* **WHAT IS ASKED**:
Pick out each line containing the string "matplotlib".

* **DATASET SECTION**:
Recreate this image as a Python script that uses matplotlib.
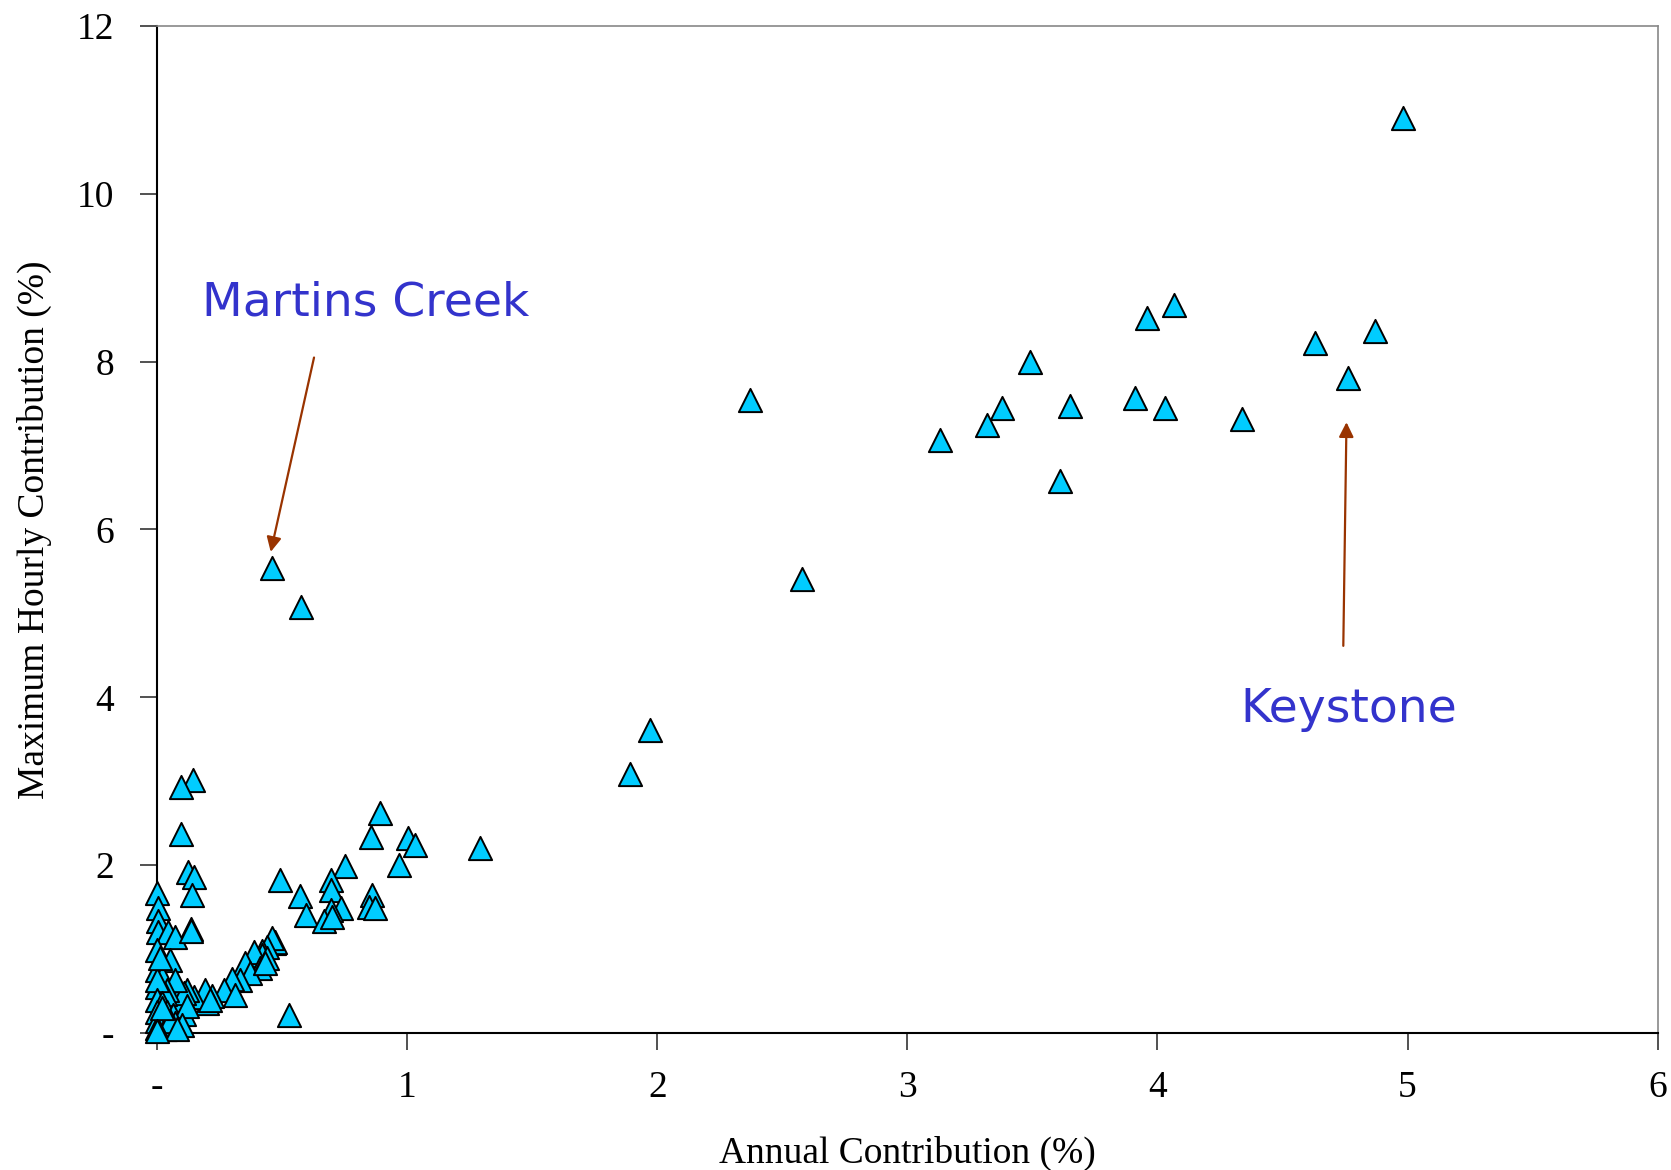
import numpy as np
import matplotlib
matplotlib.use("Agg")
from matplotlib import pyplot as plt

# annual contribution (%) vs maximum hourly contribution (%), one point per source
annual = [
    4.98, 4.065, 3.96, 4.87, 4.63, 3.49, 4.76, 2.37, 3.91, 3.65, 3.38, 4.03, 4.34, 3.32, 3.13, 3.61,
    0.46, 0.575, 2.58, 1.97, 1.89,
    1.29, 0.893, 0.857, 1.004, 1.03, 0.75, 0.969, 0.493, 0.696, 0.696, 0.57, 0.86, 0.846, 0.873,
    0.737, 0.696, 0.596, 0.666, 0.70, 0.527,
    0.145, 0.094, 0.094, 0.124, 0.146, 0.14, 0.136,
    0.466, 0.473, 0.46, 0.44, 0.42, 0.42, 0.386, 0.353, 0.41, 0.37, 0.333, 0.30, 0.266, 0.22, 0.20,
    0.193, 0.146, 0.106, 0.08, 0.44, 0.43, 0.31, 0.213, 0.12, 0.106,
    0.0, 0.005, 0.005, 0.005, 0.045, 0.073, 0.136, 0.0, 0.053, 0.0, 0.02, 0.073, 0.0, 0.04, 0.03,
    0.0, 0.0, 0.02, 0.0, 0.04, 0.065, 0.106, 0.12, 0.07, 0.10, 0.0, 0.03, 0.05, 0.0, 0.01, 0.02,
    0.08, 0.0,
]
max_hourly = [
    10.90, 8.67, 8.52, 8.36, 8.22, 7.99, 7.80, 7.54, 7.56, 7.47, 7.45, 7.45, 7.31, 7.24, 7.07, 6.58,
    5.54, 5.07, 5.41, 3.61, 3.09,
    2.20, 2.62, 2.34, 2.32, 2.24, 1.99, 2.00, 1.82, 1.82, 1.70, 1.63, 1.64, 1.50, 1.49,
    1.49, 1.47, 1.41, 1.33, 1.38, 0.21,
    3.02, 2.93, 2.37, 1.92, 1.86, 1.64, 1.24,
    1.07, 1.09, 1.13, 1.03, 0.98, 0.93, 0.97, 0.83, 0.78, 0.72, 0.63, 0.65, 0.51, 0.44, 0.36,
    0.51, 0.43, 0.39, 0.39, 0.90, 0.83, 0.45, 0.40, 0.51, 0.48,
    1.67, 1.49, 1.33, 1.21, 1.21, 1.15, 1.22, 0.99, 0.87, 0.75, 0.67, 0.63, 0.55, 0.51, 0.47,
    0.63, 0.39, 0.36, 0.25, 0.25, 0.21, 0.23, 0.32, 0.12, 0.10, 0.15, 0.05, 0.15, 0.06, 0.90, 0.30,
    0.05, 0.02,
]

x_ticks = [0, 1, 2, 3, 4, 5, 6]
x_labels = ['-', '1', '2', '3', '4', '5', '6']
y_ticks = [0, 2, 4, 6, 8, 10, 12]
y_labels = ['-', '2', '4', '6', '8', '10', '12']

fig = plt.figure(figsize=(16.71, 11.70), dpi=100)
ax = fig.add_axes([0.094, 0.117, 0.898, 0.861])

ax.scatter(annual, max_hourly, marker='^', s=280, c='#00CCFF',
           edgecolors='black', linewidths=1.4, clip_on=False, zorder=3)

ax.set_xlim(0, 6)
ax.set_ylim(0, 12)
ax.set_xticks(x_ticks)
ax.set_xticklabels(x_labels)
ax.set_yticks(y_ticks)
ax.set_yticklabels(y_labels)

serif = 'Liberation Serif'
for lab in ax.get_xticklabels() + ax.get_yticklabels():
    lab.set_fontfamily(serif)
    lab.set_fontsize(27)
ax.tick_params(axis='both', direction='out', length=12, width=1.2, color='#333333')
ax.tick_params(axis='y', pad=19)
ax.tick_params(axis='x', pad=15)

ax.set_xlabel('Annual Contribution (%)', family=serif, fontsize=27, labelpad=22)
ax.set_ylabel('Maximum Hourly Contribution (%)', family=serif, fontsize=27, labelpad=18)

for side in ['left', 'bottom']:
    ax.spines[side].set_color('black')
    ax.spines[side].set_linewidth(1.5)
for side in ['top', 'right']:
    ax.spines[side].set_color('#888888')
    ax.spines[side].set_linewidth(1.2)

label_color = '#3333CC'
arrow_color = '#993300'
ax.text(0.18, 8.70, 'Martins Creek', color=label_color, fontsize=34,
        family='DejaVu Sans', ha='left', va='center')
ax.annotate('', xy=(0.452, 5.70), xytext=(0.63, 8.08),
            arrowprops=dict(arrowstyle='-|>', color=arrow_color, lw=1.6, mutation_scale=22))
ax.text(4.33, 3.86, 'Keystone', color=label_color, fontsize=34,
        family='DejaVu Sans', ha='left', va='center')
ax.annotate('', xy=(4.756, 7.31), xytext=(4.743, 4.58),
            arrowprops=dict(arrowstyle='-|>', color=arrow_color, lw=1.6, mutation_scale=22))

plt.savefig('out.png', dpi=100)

* **FINISHED EXERCISE**:
Recreate this image as a Python script that uses matplotlib.
import matplotlib
matplotlib.use("Agg")
from matplotlib import pyplot as plt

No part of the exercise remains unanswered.